CODA: Facilitating Big Data Applications via Network Optimization

Scale matters. In an unprecedented era of big data, and with the rapid rise of cloud computing, scale-out big data applications running on large clusters are becoming the norm. However, as cluster and data scale grow, so does the execution time; discovering the potential of scaling big data applications requires developing novel techniques to keep the execution time manageable.

In particular, communication is crucial for analytics at scale. Many of the big data applications are communication-intensive. Given the huge amount of data that needs to be synchronized among tens to thousands of workers, the communication stage can be the bottleneck that greatly affects the execution time. As a result, network system design has embraced new challenges and opportunities.

The data center system platform in SING Lab HKUST

The data center system platform in SING Lab HKUST

After joining HKUST in 2012, Prof. Kai Chen has devoted himself to network systems design and implementation. For Kai and his SING Lab, one major theme of research is to provide efficient and intelligent networking support for big data and cloud computing. For this purpose, his group has implemented a 100+ node data center platform. As one of the many cutting-edge research projects done on top of the platform, the CODA system serves as a necessary and natural step towards practical network optimization for data-parallel applications.

Traditional approaches toward improving network-level metrics are often misaligned with the goals of data-parallel applications. Although a data-parallel application treats all the flows in each communication stage (e.g., shuffle or broadcast) as a whole, the network treats each flow independently. To bridge this gap, the Coflow abstraction was proposed in 2012 to enable the network to realign its objectives with that of the applications. Since then, people have been working hard to make it practical. Throughout all their efforts, one requirement remained constant: all distributed data-parallel applications had to be modified to use the same Coflow API. Unfortunately, this is hard to do, because of the sheer number of computing frameworks available today.

CODA makes a first attempt at addressing this problem head on.

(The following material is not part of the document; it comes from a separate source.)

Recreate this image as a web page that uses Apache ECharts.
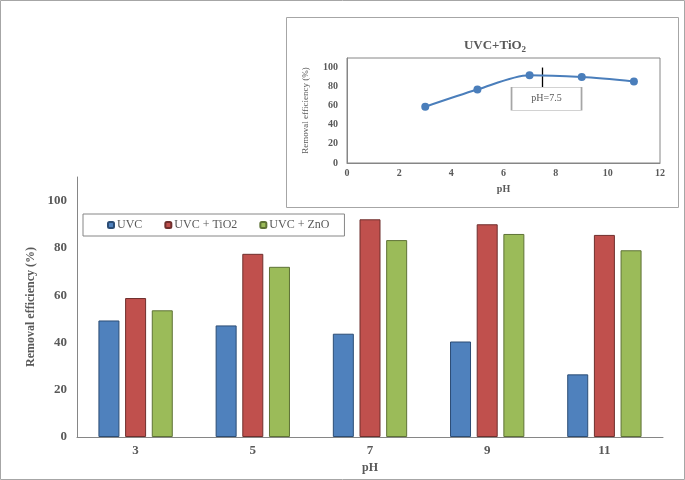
<!DOCTYPE html>
<html><head><meta charset="utf-8">
<script src="https://cdn.jsdelivr.net/npm/echarts@6/dist/echarts.min.js"></script>
<style>html,body{margin:0;padding:0;background:#fff}#c{width:685px;height:480px}</style>
</head><body><div id="c"></div>
<script>
var categories = ['3', '5', '7', '9', '11'];
var seriesNames = ['UVC', 'UVC + TiO2', 'UVC + ZnO'];
var uvc = [49.3, 47.2, 43.7, 40.4, 26.5];
var uvcTiO2 = [58.8, 77.5, 92.1, 90.0, 85.5];
var uvcZnO = [53.6, 72.0, 83.3, 85.9, 79.0];
var insetPH = [3, 5, 7, 9, 11];
var insetValues = [59, 77, 92, 90, 85.5];
var yTicks = [0, 20, 40, 60, 80, 100];
var insetXTicks = [0, 2, 4, 6, 8, 10, 12];
var optimumPH = 7.5;

var serif = '"Liberation Serif","Times New Roman",serif';
var txt = '#595959';
var axisGray = '#868686';
var chart = echarts.init(document.getElementById('c'), null, {renderer: 'canvas'});

function barSeries(name, data, color, border) {
  return {
    name: name, type: 'bar', data: data, xAxisIndex: 0, yAxisIndex: 0,
    barWidth: 21, barGap: '27%',
    itemStyle: {color: color, borderColor: border, borderWidth: 1}
  };
}

var option = {
  backgroundColor: '#fff',
  animation: false,
  title: {
    text: 'UVC+TiO{s|2}', left: 490, top: 32, textAlign: 'center',
    textStyle: {fontFamily: serif, fontSize: 13, fontWeight: 'bold', color: txt,
      rich: {s: {fontFamily: serif, fontSize: 9, fontWeight: 'bold', color: txt, padding: [8, 0, 0, 0]}}}
  },
  graphic: [
    {type: 'rect', silent: true, z: -10, shape: {x: 0.5, y: 0.5, width: 684, height: 479},
      style: {fill: '#fff', stroke: '#a6a6a6', lineWidth: 1}},
    {type: 'rect', silent: true, z: -5, shape: {x: 286.5, y: 17.5, width: 392, height: 190},
      style: {fill: '#fff', stroke: '#a6a6a6', lineWidth: 1}}
  ],
  legend: {
    data: seriesNames, left: 83, top: 214, orient: 'horizontal',
    padding: [5, 15, 5, 24], itemGap: 22, itemWidth: 6, itemHeight: 6,
    borderColor: axisGray, borderWidth: 1, backgroundColor: '#fff',
    textStyle: {fontFamily: serif, fontSize: 12, color: txt, padding: [0, 0, 0, -2]}
  },
  grid: [
    {left: 77, right: 22, top: 177, bottom: 43, containLabel: false},
    {left: 347, right: 25, top: 58, bottom: 317, show: true, borderColor: axisGray, borderWidth: 1, backgroundColor: 'transparent'}
  ],
  xAxis: [
    {type: 'category', gridIndex: 0, data: categories,
      name: 'pH', nameLocation: 'middle', nameGap: 22,
      nameTextStyle: {fontFamily: serif, fontSize: 12, fontWeight: 'bold', color: txt},
      axisLine: {lineStyle: {color: axisGray}}, axisTick: {show: false},
      axisLabel: {fontFamily: serif, fontSize: 13, fontWeight: 'bold', color: txt, margin: 7}},
    {type: 'value', gridIndex: 1, min: 0, max: 12, interval: 2, z: 5,
      name: 'pH', nameLocation: 'middle', nameGap: 21,
      nameTextStyle: {fontFamily: serif, fontSize: 10, fontWeight: 'bold', color: txt},
      axisLine: {show: true, onZero: false, lineStyle: {color: axisGray}}, axisTick: {show: false},
      splitLine: {show: false},
      axisLabel: {fontFamily: serif, fontSize: 10, fontWeight: 'bold', color: txt, margin: 5,
        formatter: function (v) { return insetXTicks.indexOf(v) >= 0 ? String(v) : ''; }}}
  ],
  yAxis: [
    {type: 'value', gridIndex: 0, min: 0, max: 110, interval: 20,
      name: 'Removal efficiency (%)', nameLocation: 'middle', nameGap: 34, nameRotate: 90,
      nameTextStyle: {fontFamily: serif, fontSize: 12, fontWeight: 'bold', color: txt},
      axisLine: {show: true, lineStyle: {color: axisGray}}, axisTick: {show: false},
      splitLine: {show: false},
      axisLabel: {fontFamily: serif, fontSize: 13, fontWeight: 'bold', color: txt, margin: 10,
        formatter: function (v) { return yTicks.indexOf(v) >= 0 ? String(v) : ''; }}},
    {type: 'value', gridIndex: 1, min: 0, max: 110, interval: 20, z: 5,
      name: 'Removal efficiency (%)', nameLocation: 'middle', nameGap: 37, nameRotate: 90,
      nameTextStyle: {fontFamily: serif, fontSize: 9, color: txt},
      axisLine: {show: true, lineStyle: {color: axisGray}}, axisTick: {show: false},
      splitLine: {show: false},
      axisLabel: {fontFamily: serif, fontSize: 10, fontWeight: 'bold', color: txt, margin: 9,
        formatter: function (v) { return yTicks.indexOf(v) >= 0 ? String(v) : ''; }}}
  ],
  series: [
    barSeries(seriesNames[0], uvc, '#4f81bd', '#2c4d75'),
    barSeries(seriesNames[1], uvcTiO2, '#c0504d', '#6f2f2d'),
    barSeries(seriesNames[2], uvcZnO, '#9bbb59', '#5e7236'),
    {type: 'line', xAxisIndex: 1, yAxisIndex: 1, z: 6,
      data: insetPH.map(function (p, i) { return [p, insetValues[i]]; }),
      smooth: 0.3, symbol: 'circle', symbolSize: 8,
      lineStyle: {color: '#4a7ebb', width: 2}, itemStyle: {color: '#4a7ebb'},
      markLine: {silent: true, symbol: 'none', label: {show: false},
        lineStyle: {color: '#000', width: 1.3, type: 'solid'},
        data: [[{coord: [optimumPH, 100]}, {coord: [optimumPH, 79.5]}]]},
      markPoint: {silent: true, symbol: 'rect', symbolSize: [70, 23],
        itemStyle: {color: '#fff', borderColor: '#a6a6a6', borderWidth: 1},
        label: {show: true, formatter: 'pH=' + optimumPH, fontFamily: serif, fontSize: 10, color: txt},
        data: [{coord: [7.65, 67.3]}]}}
  ]
};
chart.setOption(option);
</script></body></html>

The intuition is simple: if we can automatically identify coflows from the network, applications need not be modified. There are at least two key challenges in achieving this goal. The first one is classifying coflows. Note that the identification must be application-transparent, i.e., involve no application modification. Unfortunately, unlike traditional traffic classification, coflows cannot be identified using five-tuples. The second challenge is avoiding the impact of misclassification, because even the best classifier will sometimes be wrong. To that end, the scheduling should be error-tolerant, i.e., it must be able to schedule coflows even when some flows have been misclassified.

CODA Architecture

CODA Architecture

CODA is a joint design to address these two challenges. For application-transparent coflow classification, CODA leverages domain-specific insights and simple machine learning techniques to capture the logical relationship between multiple flows. Furthermore, an incremental clustering algorithm is developed to provide fast identification with high accuracy. For error-tolerant coflow scheduling, a key design of late binding is proposed. By delaying the assignment of flows to particular coflows, CODA always errs on the side of caution and effectively minimizes the impact of identification errors.

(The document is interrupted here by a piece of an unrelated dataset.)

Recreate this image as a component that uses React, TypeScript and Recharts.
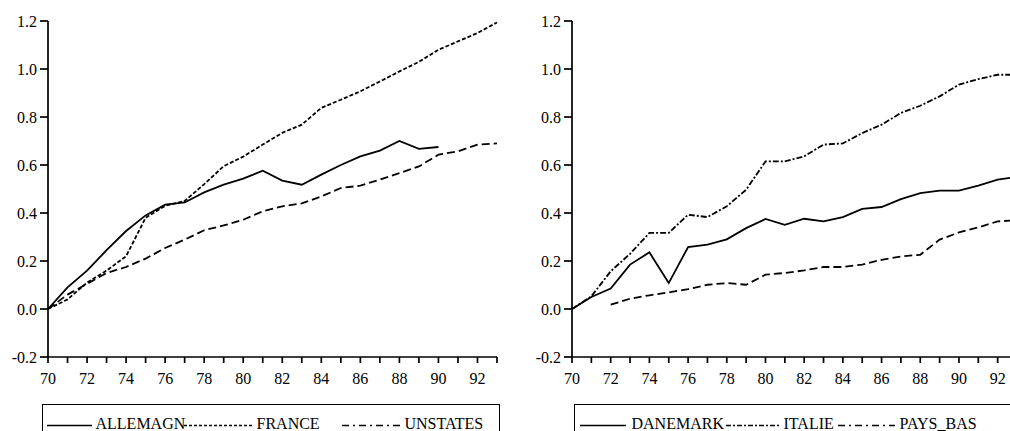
import { LineChart, Line, XAxis, YAxis } from 'recharts';

// years on the x axis (19xx)
const YEARS = [70, 71, 72, 73, 74, 75, 76, 77, 78, 79, 80, 81, 82, 83, 84, 85, 86, 87, 88, 89, 90, 91, 92, 93];
const X_TICKS = YEARS;
const Y_TICKS = [-0.2, 0, 0.2, 0.4, 0.6, 0.8, 1.0, 1.2];

// left panel
const ALLEMAGN = [0, 0.09, 0.16, 0.245, 0.325, 0.39, 0.435, 0.444, 0.486, 0.518, 0.543, 0.576, 0.535, 0.518, 0.56, 0.6, 0.636, 0.66, 0.7, 0.667, 0.675, null, null, null];
const FRANCE = [0, 0.04, 0.11, 0.16, 0.22, 0.38, 0.43, 0.45, 0.52, 0.595, 0.635, 0.685, 0.734, 0.768, 0.838, 0.872, 0.907, 0.948, 0.99, 1.03, 1.08, 1.115, 1.15, 1.194];
const UNSTATES = [0, 0.06, 0.105, 0.15, 0.175, 0.21, 0.254, 0.289, 0.328, 0.348, 0.372, 0.407, 0.428, 0.44, 0.469, 0.504, 0.514, 0.539, 0.566, 0.594, 0.643, 0.657, 0.685, 0.69];

// right panel
const DANEMARK = [0, 0.05, 0.085, 0.185, 0.236, 0.108, 0.258, 0.268, 0.29, 0.337, 0.375, 0.351, 0.376, 0.365, 0.383, 0.417, 0.425, 0.458, 0.483, 0.493, 0.493, 0.514, 0.539, 0.55];
const ITALIE = [0, 0.053, 0.157, 0.23, 0.317, 0.317, 0.393, 0.383, 0.428, 0.497, 0.615, 0.615, 0.636, 0.685, 0.69, 0.733, 0.768, 0.817, 0.847, 0.886, 0.935, 0.958, 0.976, 0.976];
const PAYS_BAS = [null, null, 0.018, 0.043, 0.057, 0.069, 0.083, 0.101, 0.108, 0.101, 0.143, 0.15, 0.161, 0.175, 0.175, 0.185, 0.205, 0.219, 0.226, 0.289, 0.319, 0.34, 0.365, 0.37];

const leftData = YEARS.map((year, i) => ({ year, a: ALLEMAGN[i], b: FRANCE[i], c: UNSTATES[i] }));
const rightData = YEARS.map((year, i) => ({ year, a: DANEMARK[i], b: ITALIE[i], c: PAYS_BAS[i] }));

const FONT = 'Liberation Serif, serif';
const axisStyle = { stroke: '#000', strokeWidth: 1.7 };

type Series = { key: string; name: string; dash?: string };

// tick labels drawn by hand so the serif font and size stick
function XTick(props: any) {
  const { x, y, payload } = props;
  const v = payload.value as number;
  if (v % 2 !== 0 || v >= 93) return <g />;
  return (
    <text x={x} y={y} dy="0.71em" textAnchor="middle" fontSize={16} fontFamily={FONT} fill="#000">
      {v}
    </text>
  );
}

function YTick(props: any) {
  const { x, y, payload } = props;
  return (
    <text x={x} y={y} dy="0.355em" textAnchor="end" fontSize={16} fontFamily={FONT} fill="#000">
      {(payload.value as number).toFixed(1)}
    </text>
  );
}

function Panel({ data, series, left, width }: { data: any[]; series: Series[]; left: number; width: number }) {
  return (
    <div style={{ position: 'absolute', left, top: 0 }}>
      <LineChart width={width} height={431} data={data} margin={{ top: 21, right: 8, left: 0, bottom: 44 }}>
        <XAxis
          xAxisId="bottom"
          dataKey="year"
          type="number"
          domain={[70, 93]}
          ticks={X_TICKS}
          interval={0}
          tick={<XTick />}
          tickSize={6}
          tickMargin={10}
          height={30}
          axisLine={axisStyle}
          tickLine={axisStyle}
        />
        <XAxis xAxisId="top" orientation="top" dataKey="year" type="number" domain={[70, 93]} height={0} tick={false} tickLine={false} axisLine={axisStyle} />
        <YAxis
          yAxisId="left"
          type="number"
          domain={[-0.2, 1.2]}
          ticks={Y_TICKS}
          interval={0}
          tick={<YTick />}
          tickSize={8}
          tickMargin={3}
          width={48}
          axisLine={axisStyle}
          tickLine={axisStyle}
        />
        <YAxis yAxisId="right" orientation="right" type="number" domain={[-0.2, 1.2]} width={0} tick={false} tickLine={false} axisLine={axisStyle} />
        {series.map((s) => (
          <Line
            key={s.key}
            xAxisId="bottom"
            yAxisId="left"
            type="linear"
            dataKey={s.key}
            name={s.name}
            stroke="#000"
            strokeWidth={1.8}
            strokeDasharray={s.dash}
            dot={false}
            activeDot={false}
            isAnimationActive={false}
          />
        ))}
      </LineChart>
    </div>
  );
}

type LegendItem = { name: string; dash?: string; x1: number; x2: number; tx: number };

function BoxLegend({ left, width, items }: { left: number; width: number; items: LegendItem[] }) {
  return (
    <div style={{ position: 'absolute', left, top: 404, width, height: 40, border: '1.5px solid #000', boxSizing: 'border-box' }}>
      <svg width={width} height={40} style={{ position: 'absolute', left: -1.5, top: -1.5 }}>
        {items.map((it) => (
          <line key={it.name} x1={it.x1 - left} x2={it.x2 - left} y1={21.5} y2={21.5} stroke="#000" strokeWidth={1.6} strokeDasharray={it.dash} />
        ))}
      </svg>
      {items.map((it) => (
        <span key={it.name} style={{ position: 'absolute', left: it.tx - left - 1.5, top: 11, fontSize: 16, lineHeight: '16px', fontFamily: FONT, whiteSpace: 'nowrap' }}>
          {it.name}
        </span>
      ))}
    </div>
  );
}

const leftSeries: Series[] = [
  { key: 'a', name: 'ALLEMAGN' },
  { key: 'b', name: 'FRANCE', dash: '4 2' },
  { key: 'c', name: 'UNSTATES', dash: '8 4' },
];
const rightSeries: Series[] = [
  { key: 'a', name: 'DANEMARK' },
  { key: 'b', name: 'ITALIE', dash: '6 2 2 2' },
  { key: 'c', name: 'PAYS_BAS', dash: '8 4' },
];

export default function App() {
  return (
    <div style={{ position: 'absolute', left: 0, top: 0, width: 1010, height: 431, overflow: 'hidden', background: '#fff', fontFamily: FONT }}>
      <Panel data={leftData} series={leftSeries} left={0} width={505} />
      <Panel data={rightData} series={rightSeries} left={524} width={501} />
      <BoxLegend
        left={42}
        width={458}
        items={[
          { name: 'ALLEMAGN', x1: 47, x2: 92, tx: 96 },
          { name: 'FRANCE', dash: '3 2', x1: 184, x2: 252, tx: 257 },
          { name: 'UNSTATES', dash: '7 4 2 4', x1: 342, x2: 400, tx: 405 },
        ]}
      />
      <BoxLegend
        left={574}
        width={460}
        items={[
          { name: 'DANEMARK', x1: 580, x2: 626, tx: 632 },
          { name: 'ITALIE', dash: '5 2 2 2', x1: 726, x2: 779, tx: 784 },
          { name: 'PAYS_BAS', dash: '7 4 2 4', x1: 838, x2: 895, tx: 900 },
        ]}
      />
    </div>
  );
}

Testbed experiments and large-scale simulations with realistic production workloads showed that CODA can identify coflows with more than 90% accuracy and its scheduler is robust to inaccuracies. Overall, CODA's performance is comparable to that of solutions requiring application-level modifications, and significantly outperforms flow-based solutions.

CODA appeared in SIGCOMM 2016, the flagship conference of ACM on the applications, technologies, architectures, and protocols for computer communication, widely recognized as one of the most challenging CS conferences. This is the first time for SIGCOMM to have home-grown papers from Hong Kong universities.